【現地報道詳細】ソウル市長が遺体で発見される。家族の失踪通報から7時間後、機動隊投入も実らず
失踪中だったソウル特別市のパク・ウォンスン市長が遺体で発見された。
場所は10日0時頃、ソウル北部の北岳山(プガクサン)山中。発見直後の警察側の記者会見では「山中の人があまりいない場所」と明らかにされた。
メディアからは「どういう状態だったのか?高い場所から落ちたのか?」という質問が出たが、警察側が「遺族の名誉のため、答えは控える」とした。近くに本人のかばんが落ちていたという。本人の名刺が確認され、遺体の目視でも本人確認が出来たと認めた。また午前4時ごろには「他殺の疑いはない」との発表があった。
9日17時17分に家族が「おかしな言葉を残して電話を切った。その後、携帯がつながらない」とソウル市鍾路警察署に通報。警察は失踪届を受理し、7時間かけて大々的な捜索を行った結果だった。
パク市長は9日に登庁しておらず、10時40分ごろ市側から記者室に対し「体調不良のため9日の公式日程はキャンセルし、10日も休む」と公示があった。この日は韓国内の均衡発展に関する会議に出席する予定があった。異例の当日発表だったが記者室のなかでは「確かに体調が少し悪そうだった」と話が出た程度だったという。

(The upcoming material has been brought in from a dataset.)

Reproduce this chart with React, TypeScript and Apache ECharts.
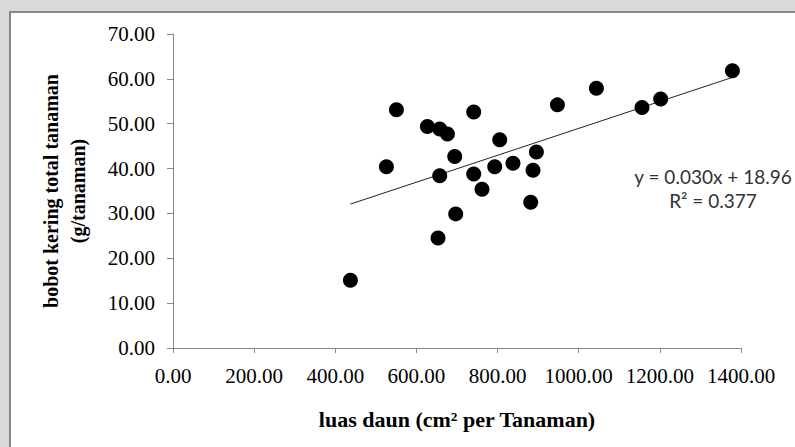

じつはその頃、遺体発見現場近くの公園の監視カメラにその姿が映っていた。10時44分と10時53分に、濃い色のジャンパー、黒いズボン、白い靴、そして黒い帽子をかぶった姿だった。
捜索には警察の機動隊・消防官770人、ドローン6台、夜間熱感知器、捜査犬9匹が投入された。韓国メディアでは「徹夜の捜索も行われる」と伝えられたなかでの悲報となった。
パク・ウォンスン市長。YTN公式アカウントより
ソウル市役所では、上級公務員が対策会議を行い、何らかの発表を待つメディアが訪れるなど混乱が起きた。
また各メディアでは情報が錯そう。22時台に「家族向けの遺書を発見した」「監視カメラに写っていた」などと報じるところがあれば、「事実確認できたものは何もない」と否定するメディアも。またパク市長が職務の様子を伝えるために活用していたSNS(インスタグラム)なども、23時台にはアカウントが削除されていた点を一部メディアが報じた。
各メディアが慎重に報じたのが、「元秘書からのセクハラ告発」の問題だった。「YTN」などは、記者が「確かにこの件を取材していたが、今回の失踪との関連性はまだ分からない点を重ねてお伝えします」と念を押した。
8日夜に元秘書がソウル地方警察署で弁護人立ち会いのもと、告発者として聞き取り調査を受けた。「陳述を済ませている」とだけ報じたメディアがあるなか、「東亜日報」は踏み込んだ内容を報じた。
「2017年からソウル市庁に勤務したが、パク市庁から幾度もセクハラを受けた。市庁はスマートフォンのSNS(他媒体は「テレグラム」と報道)を通じて連絡をし、性的な羞恥心を感じる写真を送ってきた」
「市長が恐ろしく、誰も申告できなかったが、私は勇気を出した。ソウル市庁内にはより多くの被害者がいる」
元秘書は証拠としてチャットのやりとりの記録を提出したという。
ソウル市側は「告発状が届いたのは事実だが、故人の名誉もあり詳細は伝えられない」とし、警察側も昨日22時すぎの時点では「失踪とこの件の関連性については分からない」としている。
現在、パク市長の遺体は市内の安置所に送られ、早朝から市民や政治家が弔問に訪れている。ソウル市内の9号線地下鉄工事は、喪に服するため2日間工事を休むことを発表した。